- What the exercise asks
Reproduce exactly the lines below, from the first through the one containing "from matplotlib.patches import Rectangle", and nothing more.
-- start --
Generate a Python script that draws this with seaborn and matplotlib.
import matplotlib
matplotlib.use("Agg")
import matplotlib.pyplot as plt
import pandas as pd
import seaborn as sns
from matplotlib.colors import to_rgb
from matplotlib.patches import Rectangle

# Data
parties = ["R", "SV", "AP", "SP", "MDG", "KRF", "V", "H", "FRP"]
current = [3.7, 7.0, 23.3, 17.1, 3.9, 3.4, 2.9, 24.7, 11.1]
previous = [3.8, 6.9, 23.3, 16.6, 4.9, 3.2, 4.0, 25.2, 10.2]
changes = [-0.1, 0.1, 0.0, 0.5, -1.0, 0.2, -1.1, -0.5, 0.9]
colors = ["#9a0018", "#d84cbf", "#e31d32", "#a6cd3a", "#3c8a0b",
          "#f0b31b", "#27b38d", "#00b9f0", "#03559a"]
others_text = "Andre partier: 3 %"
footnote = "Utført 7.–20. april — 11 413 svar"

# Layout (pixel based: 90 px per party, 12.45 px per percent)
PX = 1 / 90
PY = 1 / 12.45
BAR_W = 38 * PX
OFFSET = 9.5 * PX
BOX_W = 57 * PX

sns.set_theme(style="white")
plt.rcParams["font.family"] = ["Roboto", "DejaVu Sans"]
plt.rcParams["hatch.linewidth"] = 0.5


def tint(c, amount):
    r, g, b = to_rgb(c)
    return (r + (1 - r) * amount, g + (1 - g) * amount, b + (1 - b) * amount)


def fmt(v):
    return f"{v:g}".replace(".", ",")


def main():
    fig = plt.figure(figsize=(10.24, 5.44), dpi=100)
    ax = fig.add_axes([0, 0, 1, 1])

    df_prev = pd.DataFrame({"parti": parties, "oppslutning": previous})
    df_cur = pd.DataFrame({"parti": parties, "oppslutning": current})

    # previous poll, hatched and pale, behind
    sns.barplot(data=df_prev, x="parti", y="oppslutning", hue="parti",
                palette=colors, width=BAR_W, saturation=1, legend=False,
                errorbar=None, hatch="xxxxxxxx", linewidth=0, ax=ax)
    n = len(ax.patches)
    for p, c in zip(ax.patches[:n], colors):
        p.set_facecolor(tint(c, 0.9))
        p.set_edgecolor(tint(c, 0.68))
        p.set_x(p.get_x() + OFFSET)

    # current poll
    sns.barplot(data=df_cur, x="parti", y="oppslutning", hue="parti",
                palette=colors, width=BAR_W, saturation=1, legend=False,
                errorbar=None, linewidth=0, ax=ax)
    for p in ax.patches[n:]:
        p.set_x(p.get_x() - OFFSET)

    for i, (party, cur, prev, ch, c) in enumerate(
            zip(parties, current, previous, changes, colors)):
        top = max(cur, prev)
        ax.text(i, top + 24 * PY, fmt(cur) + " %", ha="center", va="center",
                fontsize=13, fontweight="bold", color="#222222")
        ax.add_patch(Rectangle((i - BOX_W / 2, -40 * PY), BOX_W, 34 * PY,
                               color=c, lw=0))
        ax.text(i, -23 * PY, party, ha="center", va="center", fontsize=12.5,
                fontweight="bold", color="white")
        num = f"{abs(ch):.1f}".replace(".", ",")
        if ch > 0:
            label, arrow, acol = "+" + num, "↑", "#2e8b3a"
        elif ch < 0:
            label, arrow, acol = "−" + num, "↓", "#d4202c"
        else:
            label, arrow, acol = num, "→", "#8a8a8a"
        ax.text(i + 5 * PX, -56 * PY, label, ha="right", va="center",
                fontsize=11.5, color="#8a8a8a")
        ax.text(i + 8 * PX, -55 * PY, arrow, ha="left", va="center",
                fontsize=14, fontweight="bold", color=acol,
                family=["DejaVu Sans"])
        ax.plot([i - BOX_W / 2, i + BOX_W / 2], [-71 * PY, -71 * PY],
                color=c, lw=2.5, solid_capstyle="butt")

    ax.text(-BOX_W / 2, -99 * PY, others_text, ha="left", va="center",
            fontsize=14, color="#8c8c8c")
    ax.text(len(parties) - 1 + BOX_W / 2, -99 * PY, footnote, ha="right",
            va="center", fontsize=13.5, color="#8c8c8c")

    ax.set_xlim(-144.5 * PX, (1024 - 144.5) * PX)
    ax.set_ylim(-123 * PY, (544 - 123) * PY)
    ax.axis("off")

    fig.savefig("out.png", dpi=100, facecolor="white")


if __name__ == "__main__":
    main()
-- end --
- Answer to this task
Generate a Python script that draws this with seaborn and matplotlib.
import matplotlib
matplotlib.use("Agg")
import matplotlib.pyplot as plt
import pandas as pd
import seaborn as sns
from matplotlib.colors import to_rgb
from matplotlib.patches import Rectangle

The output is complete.